2.         aligning itself against members by settling grievances in exchange for the removal of the fire chief and deputy fire chief.

These allegations will be the subject of further proceedings under chapter 391-45 WAC.

2.                  The respondent shall file and serve an answer to the allegations listed in paragraph 1 of this order within 21 days following the date of this order.[4] The answer shall

(a)     specifically admit, deny, or explain each fact alleged in the amended complaint, except if the respondent states it is without knowledge of the fact, that statement will operate as a denial; and

(b)    assert any affirmative defenses that are claimed to exist in the matter.

The answer shall be filed and served in accordance with WAC 391-08-120. Except for good cause shown, if the respondent fails to file a timely answer or to file an answer that specifically denies or explains facts alleged in the amended complaint, the respondent will be deemed to have admitted and waived its right to a hearing on those facts. WAC 391‑45‑210.

3.                  All other allegations of the amended complaint concerning duty of fair representation and contract violations are DISMISSED for failure to state a cause of action.

ISSUED at Olympia, Washington, this  18th  day of February, 2021.

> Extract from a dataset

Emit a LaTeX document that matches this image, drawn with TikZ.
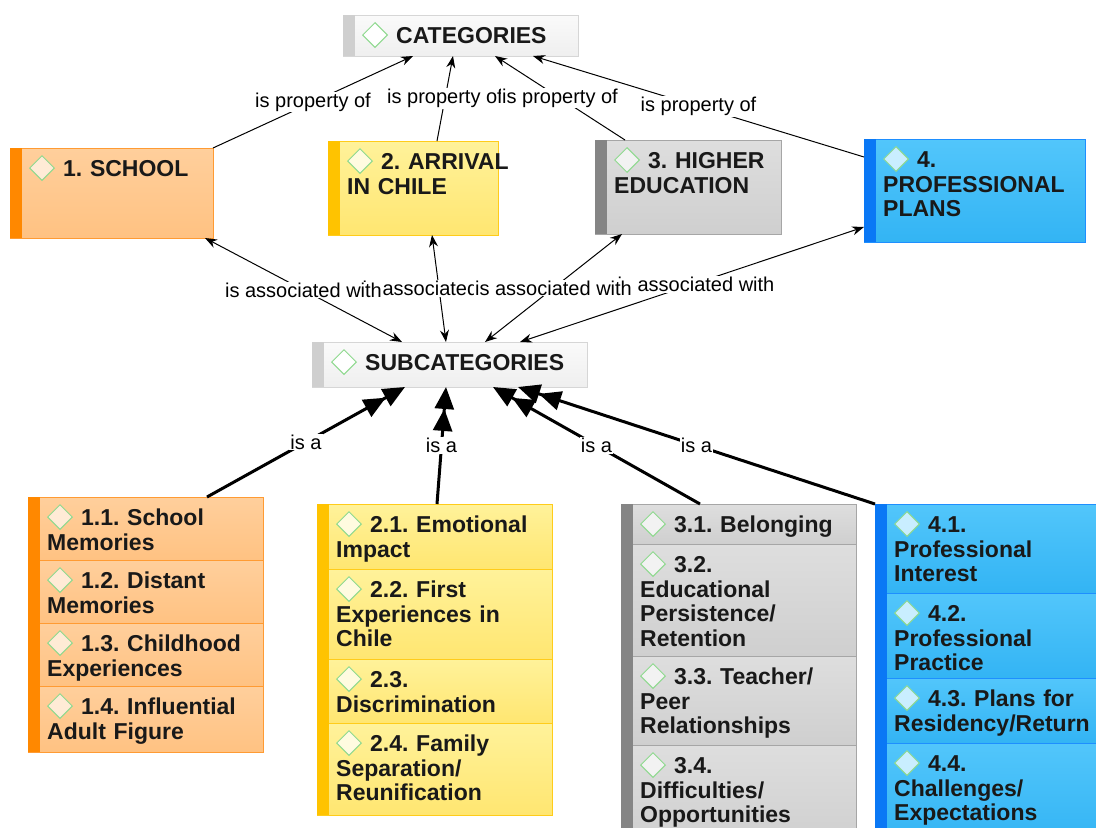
\documentclass[tikz,border=0pt]{standalone}
\usepackage{fontspec}
\setmainfont{Liberation Sans}
\frenchspacing
\usetikzlibrary{calc,arrows.meta,shapes.geometric}

\definecolor{orgtop}{HTML}{FFCF9C}\definecolor{orgbot}{HTML}{FFC282}
\definecolor{orgline}{HTML}{FF9B33}\definecolor{orgbar}{HTML}{FF8800}\definecolor{orgdia}{HTML}{FFEBD6}
\definecolor{yeltop}{HTML}{FFF29A}\definecolor{yelbot}{HTML}{FFE671}
\definecolor{yelline}{HTML}{FFCC1A}\definecolor{yelbar}{HTML}{FFC300}\definecolor{yeldia}{HTML}{FFFBE0}
\definecolor{grytop}{HTML}{DEDEDE}\definecolor{grybot}{HTML}{CFCFCF}
\definecolor{gryline}{HTML}{A6A6A6}\definecolor{grybar}{HTML}{858585}\definecolor{grydia}{HTML}{F2F2F2}
\definecolor{blutop}{HTML}{52C6FB}\definecolor{blubot}{HTML}{33B4F4}
\definecolor{bluline}{HTML}{1E8FFF}\definecolor{blubar}{HTML}{0A78F5}\definecolor{bludia}{HTML}{C9EEFF}
\definecolor{whttop}{HTML}{FAFAFA}\definecolor{whtbot}{HTML}{EFEFEF}
\definecolor{whtline}{HTML}{D6D6D6}\definecolor{whtbar}{HTML}{CFCFCF}\definecolor{whtdia}{HTML}{FFFFFF}
\definecolor{diagreen}{HTML}{8ED98E}

\tikzset{
  box/.style={draw, line width=1pt, inner sep=0pt, outer sep=0pt, anchor=north west},
  diam/.style={diamond, draw=diagreen, line width=1pt, inner sep=0pt, minimum width=25pt, minimum height=25pt},
  celltext/.style={font=\bfseries\fontsize{23}{24.5}\selectfont, text width=270pt, align=left, inner sep=0pt, anchor=base west, text=black!90},
  lbl/.style={font=\fontsize{20}{22}\selectfont, fill=white, inner sep=1pt},
  prop/.style={-{Stealth[length=12pt,width=9pt]}, line width=1pt},
  assoc/.style={{Stealth[length=12pt,width=9pt]}-{Stealth[length=12pt,width=9pt]}, line width=1pt},
  isa/.style={-{Triangle[length=22pt,width=19pt] Triangle[length=22pt,width=19pt]}, line width=3pt},
}
% name, x, y, width, height, colour, text
\newcommand{\cbox}[7]{%
  \node[box, draw=#6line, top color=#6top, bottom color=#6bot, minimum width=#4pt, minimum height=#5pt] (#1) at (#2,#3) {};
  \fill[#6bar] (#1.north west) rectangle ($(#1.south west)+(12,0)$);
  \node[diam, fill=#6dia] (#1d) at ($(#1.north west)+(32,20)$) {};
  \node[celltext] (#1t) at ($(#1.north west)+(19,28.5)$) {\hspace*{34pt}#7};
}

\begin{document}
\begin{tikzpicture}[x=1pt,y=-1pt]
  \useasboundingbox (0,0) rectangle (1096,828);
  \clip (0,0) rectangle (1096,828);
  \def\gw{235}

  %%% top level
  \cbox{cats}{343}{15}{235}{41}{wht}{CATEGORIES}
  \cbox{subs}{312}{342}{275}{45}{wht}{SUBCATEGORIES}

  \cbox{school}{10}{148}{203}{90}{org}{1. SCHOOL}
  \cbox{arrival}{328}{141}{170}{94}{yel}{2. ARRIVAL\\IN CHILE}
  \cbox{higher}{595}{140}{186}{94}{gry}{3. HIGHER\\EDUCATION}
  \cbox{plans}{864}{139}{221}{103}{blu}{4.\\PROFESSIONAL\\PLANS}

  %%% subcategory groups
  \cbox{s11}{28}{497}{\gw}{63}{org}{1.1. School\\Memories}
  \cbox{s12}{28}{560}{\gw}{63}{org}{1.2. Distant\\Memories}
  \cbox{s13}{28}{623}{\gw}{63}{org}{1.3. Childhood\\Experiences}
  \cbox{s14}{28}{686}{\gw}{66}{org}{1.4. Influential\\Adult Figure}

  \cbox{s21}{317}{504}{\gw}{65}{yel}{2.1. Emotional\\Impact}
  \cbox{s22}{317}{569}{\gw}{90}{yel}{2.2. First\\Experiences in\\Chile}
  \cbox{s23}{317}{659}{\gw}{64}{yel}{2.3.\\Discrimination}
  \cbox{s24}{317}{723}{\gw}{92}{yel}{2.4. Family\\Separation/\\Reunification}

  \cbox{s31}{621}{504}{\gw}{40}{gry}{3.1. Belonging}
  \cbox{s32}{621}{544}{\gw}{112}{gry}{3.2.\\Educational\\Persistence/\\Retention}
  \cbox{s33}{621}{656}{\gw}{89}{gry}{3.3. Teacher/\\Peer\\Relationships}
  \cbox{s34}{621}{745}{\gw}{100}{gry}{3.4.\\Difficulties/\\Opportunities}

  \cbox{s41}{875}{504}{\gw}{89}{blu}{4.1.\\Professional\\Interest}
  \cbox{s42}{875}{593}{\gw}{85}{blu}{4.2.\\Professional\\Practice}
  \cbox{s43}{875}{678}{\gw}{65}{blu}{4.3. Plans for\\Residency/Return}
  \cbox{s44}{875}{743}{\gw}{100}{blu}{4.4.\\Challenges/\\Expectations}

  %%% is property of
  \draw[prop] (school.north east) -- ($(cats.south west)+(70,0)$) node[lbl,midway] (p1) {is property of};
  \draw[prop] ($(arrival.north west)+(109,0)$) -- ($(cats.south west)+(110,0)$) node[lbl,midway] (p2) {is property of};
  \draw[prop] ($(higher.north west)+(30,0)$) -- ($(cats.south west)+(152,0)$) node[lbl,midway] (p3) {is property of};
  \draw[prop] ($(plans.north west)+(0,18)$) -- ($(cats.south west)+(190,0)$) node[lbl,midway] (p4) {is property of};

  %%% is associated with
  \draw[assoc] ($(arrival.south west)+(104,0)$) -- ($(subs.north west)+(134,0)$) node[lbl,midway,xshift=2pt] (a2) {is associated with};
  \draw[assoc] ($(plans.north west)+(0,88)$) -- ($(subs.north west)+(208,0)$) node[lbl,midway,xshift=4pt] (a4) {is associated with};
  \draw[assoc] ($(school.south west)+(195,0)$) -- ($(subs.north west)+(90,0)$) node[lbl,midway] (a1) {is associated with};
  \draw[assoc] ($(higher.south west)+(27,0)$) -- ($(subs.north west)+(173,0)$) node[lbl,midway] (a3) {is associated with};

  %%% is a
  \draw[isa] ($(s11.north west)+(179,0)$) -- ($(subs.south west)+(93,0)$) node[lbl,midway] (i1) {is a};
  \draw[isa] ($(s21.north west)+(120,0)$) -- ($(subs.south west)+(134,0)$) node[lbl,midway] (i2) {is a};
  \draw[isa] ($(s31.north west)+(79,0)$) -- ($(subs.south west)+(181,0)$) node[lbl,midway] (i3) {is a};
  \draw[isa] (s41.north west) -- ($(subs.south west)+(206,0)$) node[lbl,midway] (i4) {is a};
\end{tikzpicture}
\end{document}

PUBLIC EMPLOYMENT RELATIONS COMMISSION

Dario de la Rosa, Unfair Labor Practice Administrator

Paragraph 3 of this order will be the final order of the agency on any defective allegations, unless a notice of appeal is filed with the Commission under WAC 391-45-350.



[1]             At this stage of the proceedings, all of the facts alleged in the complaint or amended complaint are assumed to be true and provable. The question at hand is whether, as a matter of law, the complaint states a claim for relief available through unfair labor practice proceedings before the Public Employment Relations Commission.

[2]             Claim “A” of the amended complaint.

[3]             Claim “N” of the amended complaint.

[4]             Specifically, the respondent need only respond to paragraphs 1 through 14, paragraphs 16 through 18 (claim A), paragraphs 46 through 50 (claim N), and paragraphs 102 through 117.